A joint response to the credit crunch
by Katinka Barysch
Ailing banks are being rescued, markets remain frozen, economic numbers are becoming gloomier. Of course, central banks and governments are focusing on fire-fighting, on cutting interest rates, on providing cash to liquidity-starved banks and to consumers. But slowly they are turning their thoughts to what comes next. How do we make sure that similar crises do not happen again?
EU leaders, at their Brussels summit last week, agreed that the responsibility to clean up the financial mess rested primarily with the banks and mortgage lenders that caused it. But they also promised that European governments were prepared to “take regulatory and supervisory actions where necessary”. Their to-do list is very similar to that of the US government, as laid out by US Treasury Secretary Hank Paulsen on March 14th: regulation that catches up with financial innovation; better ways to identify risky assets and higher capital requirements in case these go sour; and tighter rules for the credit rating agencies that are accused of over-rating packaged debt securities.
Neither the EU nor the US is planning big legislative packages for now. But if another bank or three fails over the next couple of months, the pressure to ‘do something’ would grow. “We are aware of the risk of over-regulation in response to the credit crisis”, said a top US regulator during the Brussels Forum last weekend. “But a response there will be. And we should not be timid.”
With memories of Sarbanes-Oxley still fresh in their minds, Europeans shudder at the thought of the US rushing into new financial markets regulations. Conversely, Americans are worried that cases such as Societe Generale in France, IKB in Germany or Northern Rock in the UK could trigger an over-reaction in some European countries. The risk of unilateral action is probably lower now because the US and the EU have reinforced their communication and co-operation on financial issues in recent years.
This could pay off now in terms of better co-ordination. The challenges of preventing future financial crises are effectively the same in Europe and America. We can look for solutions together. Or we can do so separately and then spend years trying to reconcile them so as not to impede transatlantic capital flows.
Our track record on this is mixed: the EU and the US have long worked together in existing forums, such as the Basel committee on banking supervision. For issues that are not covered there, they set up a financial regulatory dialogue in 2004. But it needed the big political push that came from the establishment of the Transatlantic Economic Council in 2007 for the two sides to make progress on even the most long-standing and vexing issue (namely the reconciliation of accounting standards).
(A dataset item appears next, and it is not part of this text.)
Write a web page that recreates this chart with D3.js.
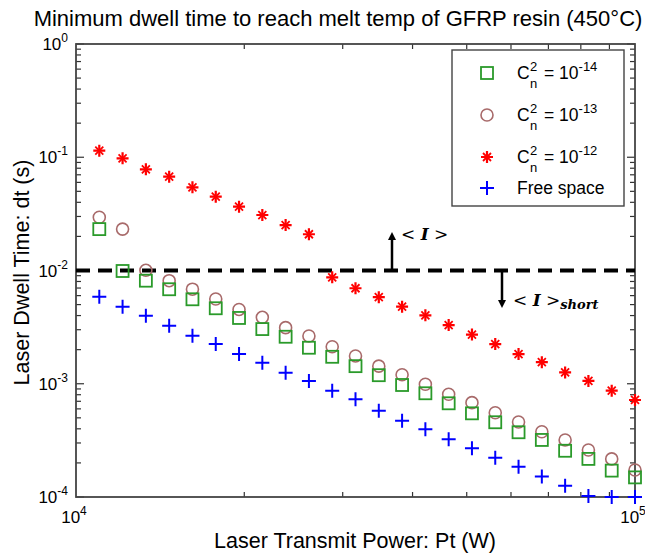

Moreover, transatlantic co-operation can only work if the EU itself has a coherent stance. That does not yet seem to be the case.
In December Italy’s finance minister, Tommaso Padoa-Schioppa, argued that the turmoil showed the need for a European rule-book for banking and more powers at the EU level to supervise pan-European banks. He also pointed out the lack of an EU mechanism for handling crises: “Even with signs of a clear risk of contagion”, he wrote in the FT “no common analysis of the situation, no sharing of confidential information, no co-ordinated communication and no emergency meetings appear to have taken place among EU supervisors”. His EU colleagues in Ecofin were not convinced of the need for stronger EU powers, preferring a more evolutionary approach that leaves responsibility firmly with the member-states.
Is that enough? More than 40 banks in Europe now operate across borders. Imagine if Northern Rock had also sold mortgages in say, Belgium, Poland and Spain. Who would have taken the lead in finding a pan-European solution? Could a plethora of EU supervisors persuade the ECB (and the Bank of England) to help with liquidity?
The next Ecofin meeting in April is supposed to come up with new plans for regulatory convergence, stronger supervision and an EU-wide early warning mechanism. That will be difficult enough, given that some Europeans fear that the Commission may use the current market turmoil for a ‘power grab’ in finance. But the Europeans also need to talk to their counterparts in the US to make sure that whatever they decide fits with the response that is emerging on the other side of the Atlantic.
Katinka Barysch is deputy director of the Centre for European Reform.